18. The non-transitory computer readable-medium of claim 14, further comprising:
receiving, at the processor of the central computer system, second client device data, wherein the second client device data is representative of a unique identifier of a second client device; and
generating, using the processor of the central computer system, second client subscription data, wherein the second client subscription data is based, at least in part, on the second client device data; and
generating, using the processor of the central computer system, client account data, wherein the client account data is based, at least in part, on the client personal data, the client subscription data and the second client subscription data.
19. The non-transitory computer readable-medium of claim 14, further comprising:
a user interface module that, when executed by the processor of the central computer system, causes the processor of the central computer system to generate a display of a user interface on a display device of the central computer system;
receiving, within client personal information entry areas of the user interface, client personal information via a user input device;
a client personal data generation module that, when executed by the processor of the central computer system, causes the processor of the central computer system to generate client personal data based on the client personal information.

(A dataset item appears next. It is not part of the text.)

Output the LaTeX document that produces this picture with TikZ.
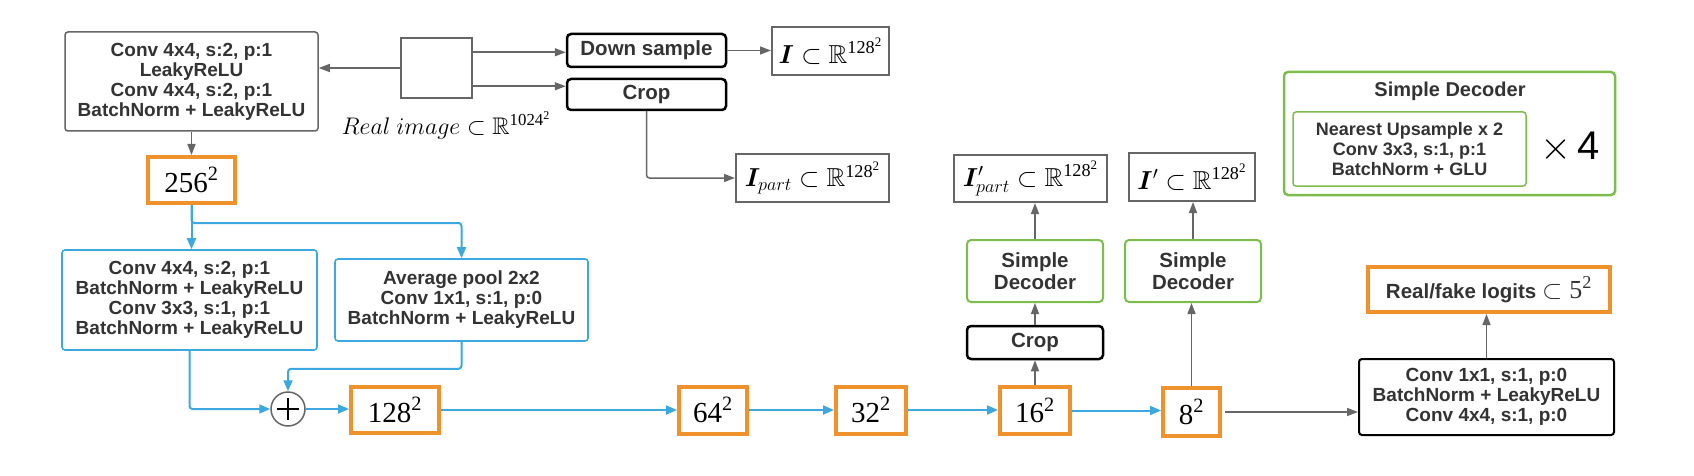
\documentclass[tikz,border=0pt]{standalone}
\usepackage{fix-cm}
\usepackage{amsmath}
\usepackage{amssymb}
\usepackage{bm}
\usepackage{fontspec}
\setmainfont{Liberation Serif}
\setsansfont{Liberation Sans}
\usetikzlibrary{arrows.meta}
\definecolor{lgray}{HTML}{666666}
\definecolor{ltext}{HTML}{333333}
\definecolor{lorange}{HTML}{F0922B}
\definecolor{lblue}{HTML}{3DA8DF}
\definecolor{lgreen}{HTML}{7DBD4E}
% squared size, set in the serif text font
\newcommand{\sqsize}[1]{\text{#1}^{\text{2}}}

\begin{document}
\begin{tikzpicture}[x=1pt,y=-1pt,
  txt/.style={font=\sffamily\bfseries\fontsize{19}{20}\selectfont, text=ltext, align=center, inner sep=0pt},
  graybox/.style={txt, draw=lgray, line width=1.5pt, rounded corners=3pt},
  bluebox/.style={txt, draw=lblue, line width=1.6pt, rounded corners=3pt},
  blackbox/.style={txt, font=\sffamily\bfseries\fontsize{20.5}{22}\selectfont, draw=black, line width=2.5pt, rounded corners=4pt},
  greenbox/.style={txt, font=\sffamily\bfseries\fontsize{20.5}{21.5}\selectfont, draw=lgreen, line width=2pt, rounded corners=4pt},
  imgbox/.style={draw=lgray, line width=2pt, inner sep=0pt, font=\fontsize{26}{26}\selectfont},
  sizebox/.style={draw=lorange, line width=4pt, inner sep=0pt, font=\fontsize{29}{29}\selectfont},
  garrow/.style={draw=lgray, line width=1.5pt, -{Triangle[length=11pt,width=8pt]}},
  barrow/.style={draw=lblue, line width=2pt, -{Triangle[length=11pt,width=9pt]}}]
  \useasboundingbox (0,0) rectangle (1694,476);
  % Draw input image and first stage
  \node (stem) at (191.5,81.5) [graybox, minimum width=253pt, minimum height=99pt]
        {Conv 4x4, s:2, p:1\\LeakyReLU\\Conv 4x4, s:2, p:1\\BatchNorm + LeakyReLU};
  \node (img) at (436.5,68) [imgbox, line width=1.5pt, minimum width=71pt, minimum height=60pt] {};
  \node (imglabel) at (446,125) [font=\fontsize{24}{24}\selectfont]
        {$Real\ image \subset \mathbb{R}^{\sqsize{1024}}$};
  \node (down) at (646.5,50.5) [blackbox, minimum width=159pt, minimum height=33pt] {Down sample};
  \node (crop) at (646.5,94.5) [blackbox, minimum width=159pt, minimum height=31pt] {Crop};
  \node (I) at (830.5,51) [imgbox, minimum width=117pt, minimum height=48pt]
        {$\bm{I} \subset \mathbb{R}^{\sqsize{128}}$};
  \node (Ipart) at (812.5,178) [imgbox, minimum width=153pt, minimum height=48pt]
        {$\bm{I}_{part} \subset \mathbb{R}^{\sqsize{128}}$};
  % Draw residual down block
  \node (f256) at (191.5,180) [sizebox, minimum width=87pt, minimum height=46pt] {$\sqsize{256}$};
  \node (resA) at (189.5,300) [bluebox, minimum width=255pt, minimum height=100pt]
        {Conv 4x4, s:2, p:1\\BatchNorm + LeakyReLU\\Conv 3x3, s:1, p:1\\BatchNorm + LeakyReLU};
  \node (resB) at (461.5,300) [bluebox, minimum width=253pt, minimum height=82pt]
        {Average pool 2x2\\Conv 1x1, s:1, p:0\\BatchNorm + LeakyReLU};
  \node (plus) at (288,409) [circle, draw=lgray, line width=1.5pt, minimum size=34pt, inner sep=0pt] {};
  \draw[line width=2.2pt] ([xshift=-11pt]plus.center) -- ([xshift=11pt]plus.center);
  \draw[line width=2.2pt] ([yshift=-11pt]plus.center) -- ([yshift=11pt]plus.center);
  % Draw feature maps
  \node (f128) at (395,410) [sizebox, minimum width=88pt, minimum height=46pt] {$\sqsize{128}$};
  \node (f64)  at (713,410) [sizebox, minimum width=68pt, minimum height=47pt] {$\sqsize{64}$};
  \node (f32)  at (871,410) [sizebox, minimum width=70pt, minimum height=47pt] {$\sqsize{32}$};
  \node (f16)  at (1035,410.5) [sizebox, minimum width=70pt, minimum height=47pt] {$\sqsize{16}$};
  \node (f8)   at (1191.5,412) [sizebox, minimum width=57pt, minimum height=48pt] {$\sqsize{8}$};
  % Draw decoders
  \node (crop2) at (1035,342.5) [blackbox, minimum width=136pt, minimum height=33pt] {Crop};
  \node (dec1) at (1035,271) [greenbox, minimum width=136pt, minimum height=62pt] {Simple\\Decoder};
  \node (dec2) at (1193,271) [greenbox, minimum width=136pt, minimum height=62pt] {Simple\\Decoder};
  \node (Ippart) at (1030.5,178.5) [imgbox, minimum width=153pt, minimum height=47pt]
        {$\bm{I}'_{part} \subset \mathbb{R}^{\sqsize{128}}$};
  \node (Ip) at (1192,177) [imgbox, minimum width=126pt, minimum height=48pt]
        {$\bm{I}' \subset \mathbb{R}^{\sqsize{128}}$};
  % Draw logits head
  \node (head) at (1486.5,397) [graybox, draw=black, line width=2pt, minimum width=255pt, minimum height=76pt]
        {Conv 1x1, s:1, p:0\\BatchNorm + LeakyReLU\\Conv 4x4, s:1, p:0};
  \node (logits) at (1489,289.5) [sizebox, txt, font=\sffamily\bfseries\fontsize{20.5}{22}\selectfont,
        minimum width=242pt, minimum height=45pt]
        {Real/fake logits {\rmfamily\mdseries\fontsize{26}{26}\selectfont$\subset \sqsize{5}$}};
  % Draw decoder legend
  \node (legend) at (1449.5,133.5) [draw=lgreen, line width=2.5pt, rounded corners=4pt,
        minimum width=331pt, minimum height=123pt] {};
  \node (legendtitle) at (1450,91) [txt, font=\sffamily\bfseries\fontsize{20}{20}\selectfont] {Simple Decoder};
  \node (legendbody) at (1409.5,149) [txt, font=\sffamily\bfseries\fontsize{18}{20}\selectfont,
        draw=lgreen, line width=1.5pt, rounded corners=3pt, minimum width=233pt, minimum height=74pt]
        {Nearest Upsample x 2\\Conv 3x3, s:1, p:1\\BatchNorm + GLU};
  \node (repeat) at (1570,147) [font=\fontsize{40}{40}\selectfont] {$\times$\,\textsf{4}};
  % Draw gray connectors
  \coordinate (imgA) at ([yshift=-15pt]img.north east);
  \coordinate (imgB) at ([yshift=-49pt]img.north east);
  \draw[garrow] (img.west) -- (img.west -| stem.east);
  \draw[garrow] (imgA) -- (imgA -| down.west);
  \draw[garrow] (imgB) -- (imgB -| crop.west);
  \draw[garrow] (down.east) -- (down.east -| I.west);
  \draw[garrow, rounded corners=3pt] (crop.south) |- (Ipart.west);
  \draw[garrow] (stem.south) -- (f256.north);
  \draw[garrow] (f16.north) -- (crop2.south);
  \draw[garrow] (crop2.north) -- (dec1.south);
  \draw[garrow] (dec1.north) -- (dec1.north |- Ippart.south);
  \draw[garrow] (f8.north) -- (f8.north |- dec2.south);
  \draw[garrow] (dec2.north) -- (dec2.north |- Ip.south);
  \draw[garrow] ([xshift=3pt]f8.east) -- (f8.east -| head.west);
  \draw[garrow] (head.north) -- (head.north |- logits.south);
  % Draw blue connectors
  \draw[barrow] (f256.south) -- (f256.south |- resA.north);
  \draw[barrow, rounded corners=3pt] (f256.south) -- ++(0,18) -| (resB.north);
  \draw[barrow, rounded corners=3pt] (resA.south) |- (plus.west);
  \draw[barrow, rounded corners=3pt] (resB.south) -- ++(0,27) -| (plus.north);
  \draw[barrow] (plus.east) -- (plus.east -| f128.west);
  \foreach \a/\b in {f128/f64, f64/f32, f32/f16, f16/f8}
    \draw[barrow] (\a.east) -- (\a.east -| \b.west);
\end{tikzpicture}
\end{document}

20. The non-transitory computer readable-medium of claim 14, wherein the client personal data is based includes data representative of a client identity and data representative of a client financial account, and the client device data includes data representative of client device identifier selected from a client device mother board model number, data representative of a client device processor identification, data representative of a client device media access control (MAC) address, data representative of a client device memory serial number and/or data representative of a client device mother board serial number.